«En aquel tiempo, Jesús se marchó a la otra parte del lago de Galilea (o de Tiberíades). Lo seguía mucha gente, porque habían visto los signos que hacía con los enfermos. Subió Jesús entonces a la montaña y se sentó allí con sus discípulos. Estaba cerca la Pascua, la fiesta de los judíos. Jesús entonces levantó los ojos, y al ver que acudía mucha gente, dice a Felipe: “¿Con qué compraremos panes para que coman estos?”. Lo decía para tantearlo, pues bien sabía él lo que iba a hacer. Felipe le contestó: “Doscientos denarios de pan no bastan para que a cada uno le toque un pedazo”. Uno de sus discípulos, Andrés, el hermano de Simón Pedro, le dice: “Aquí hay un muchacho que tiene cinco panes de cebada y un par de peces; pero, ¿qué es eso para tantos?”. Jesús dijo: “Decid a la gente que se siente en el suelo”. Había mucha hierba en aquel sitio. Se sentaron; solo los hombres eran unos cinco mil. Jesús tomó los panes, dijo la acción de gracias y los repartió a los que estaban sentados, y lo mismo todo lo que quisieron del pescado. Cuando se saciaron, dice a sus discípulos: “Recoged los pedazos que han sobrado; que nada se desperdicie”. Los recogieron y llenaron doce canastas con los pedazos de los cinco panes de cebada, que sobraron a los que habían comido. La gente entonces, al ver el signo que había hecho, decía: “Este sí que es el Profeta que tenía que venir al mundo”. Jesús, sabiendo que iban a llevárselo para proclamarlo rey, se retiró otra vez a la montaña él solo». (Jn 6, 1-15)

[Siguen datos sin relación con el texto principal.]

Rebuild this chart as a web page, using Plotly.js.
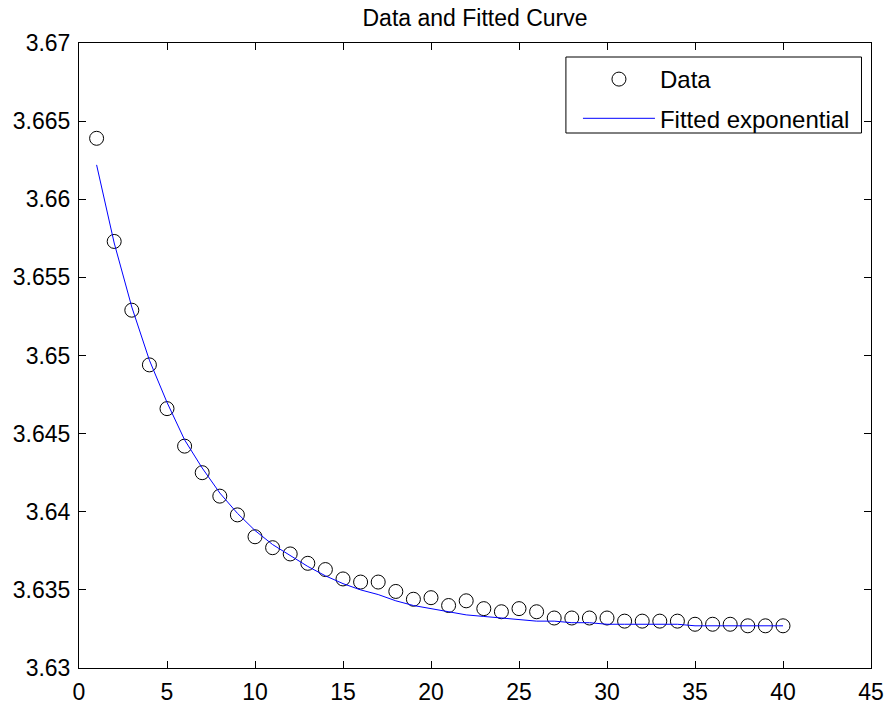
<!DOCTYPE html>
<html>
<head>
<meta charset="utf-8">
<script src="https://cdn.plot.ly/plotly-3.0.1.min.js"></script>
<style>html,body{margin:0;padding:0;background:#fff;}#chart{width:888px;height:704px;}</style>
</head>
<body>
<div id="chart"></div>
<script>
const xData = [1,2,3,4,5,6,7,8,9,10,11,12,13,14,15,16,17,18,19,20,21,22,23,24,25,26,27,28,29,30,31,32,33,34,35,36,37,38,39,40];
const yData = [3.6639,3.6573,3.6529,3.6494,3.6466,3.6442,3.6425,3.6410,3.6398,3.6384,
               3.6377,3.6373,3.6367,3.6363,3.6357,3.6355,3.6355,3.6349,3.6344,3.6345,
               3.6340,3.6343,3.6338,3.6336,3.6338,3.6336,3.6332,3.6332,3.6332,3.6332,
               3.6330,3.6330,3.6330,3.6330,3.6328,3.6328,3.6328,3.6327,3.6327,3.6327];
const xFit = [1,2,3,4,5,6,7,8,9,10,11,12,13,14,15,16,17,18,19,20,21,22,23,24,25,26,27,28,29,30,31,32,33,34,35,36,37,38,39,40];
const yFit = [3.6622,3.6572,3.6531,3.6497,3.6470,3.6446,3.6428,3.6412,3.6399,3.6388,
              3.6379,3.6372,3.6365,3.6359,3.6354,3.6350,3.6347,3.6343,3.6340,3.6338,
              3.6336,3.6334,3.6333,3.6332,3.6331,3.6330,3.6330,3.6329,3.6329,3.6328,
              3.6328,3.6328,3.6328,3.6328,3.6327,3.6327,3.6327,3.6327,3.6327,3.6327];
const xTicks = [0,5,10,15,20,25,30,35,40,45];
const yTicks = [3.63,3.635,3.64,3.645,3.65,3.655,3.66,3.665,3.67];
const yTickText = ['3.63','3.635','3.64','3.645','3.65','3.655','3.66','3.665','3.67'];

const font = '"Liberation Sans", Arial, sans-serif';
const traces = [
  {x: xData, y: yData, type: 'scatter', mode: 'markers', name: 'Data', legendgroup: 'a',
   marker: {symbol: 'circle-open', size: 14, color: '#000', line: {width: 1, color: '#000'}}},
  {x: xFit, y: yFit, type: 'scatter', mode: 'lines', name: 'Fitted exponential', legendgroup: 'b',
   line: {color: '#0000ff', width: 1}}
];
const axisCommon = {
  showline: true, linecolor: '#000', linewidth: 1, mirror: 'ticks',
  ticks: 'inside', ticklen: 7, tickwidth: 1, tickcolor: '#000',
  showgrid: false, zeroline: false,
  tickfont: {family: font, size: 23, color: '#000'}
};
const layout = {
  width: 888, height: 704,
  margin: {l: 79, r: 17, t: 43, b: 36},
  paper_bgcolor: '#fff', plot_bgcolor: '#fff',
  title: {text: 'Data and Fitted Curve', font: {family: font, size: 23, color: '#000'},
          x: 0.5, xref: 'paper', y: 1 - 18/704, yref: 'container', yanchor: 'middle'},
  xaxis: Object.assign({}, axisCommon, {range: [0, 45], tickvals: xTicks, ticktext: xTicks.map(String), ticklabelstandoff: 3}),
  yaxis: Object.assign({}, axisCommon, {range: [3.63, 3.67], tickvals: yTicks, ticktext: yTickText, ticklabelstandoff: 3}),
  showlegend: true,
  legend: {x: 0.6300, xanchor: 'left', y: 0.9776, yanchor: 'top',
           borderwidth: 0, bgcolor: 'rgba(0,0,0,0)',
           font: {family: font, size: 24, color: '#000'}, itemwidth: 72,
           traceorder: 'grouped', tracegroupgap: 5},
  shapes: [{type: 'rect', xref: 'paper', yref: 'paper', layer: 'above',
            x0: 0.6148, x1: 0.988, y0: 0.856, y1: 0.9776,
            line: {color: '#000', width: 1}, fillcolor: 'rgba(0,0,0,0)'}]
};
Plotly.newPlot('chart', traces, layout, {displayModeBar: false, staticPlot: true});
</script>
</body>
</html>
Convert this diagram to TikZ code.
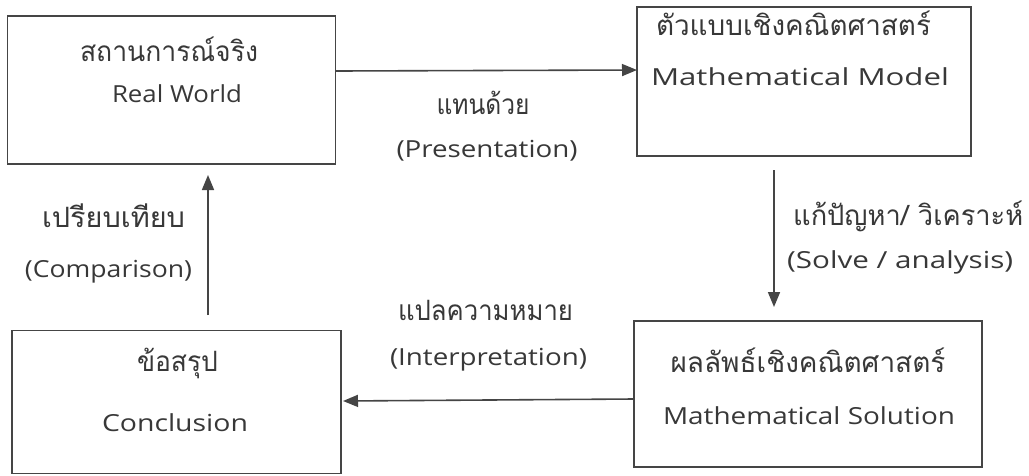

La intención de Jesús es más que palpable. Quiere trasladar al pueblo congregado junto a Él hacia la experiencia vivida por Israel junto a Dios en el desierto, allí donde campea la precariedad en los recién liberados de Egipto. Una relación de amor y confianza con Él de una altura y dimensión inabarcables. El mismo Dios la define en estos términos por medio de Jeremías. “Así dice Yahveh: De ti recuerdo tu cariño juvenil, el amor de tu noviazgo; aquel seguirme tú por el desierto, por la tierra no sembrada” (Jr 2,2).
Este es el amor y confianza que “vence a Dios”: seguirle confiadamente, en la precariedad. Dios mismo considera que esta es realmente la raíz que da lugar al amor perfecto…el que le permite hacer de Padre contigo. Es un amor surgido y alimentado a la sombra del soplo creador de Dios. Solo el amor que nace de este soplo creador lleva en sí el germen de la perennidad, desafiando así toda estadística que pregonan la rutina y el cansancio como causas de su aletargamiento o desaparición. En realidad estas estadísticas intentan erigirse en justificación del fracaso en el amor “socialmente aceptado”.
Jesús multiplica los panes ante una multitud. Está prenunciando un nuevo seguimiento amoroso con el alimento del pan de la Vida que es Él mismo. En Él recibimos “el pan de cada día” (Lc 11,2), que nos posibilita tener incandescente el fuego eterno del amor. Nos lo da así “día tras día…mañana tras mañana” (Is 50,4), eso sí, en la precariedad, “por tierra no sembrada”, para que no nos atribuyamos mérito alguno… Recordemos al profeta: “Venid, comed sin pagar…” (Is 55,1-3).
La verdad es que a los hombres nos gusta tener todo bien seguro y atado… ¡hasta con Dios!, y por eso mismo somos especialistas en despedazar la Fiesta de la Vida que el Hijo de Dios nos preparó… con su sangre derramada.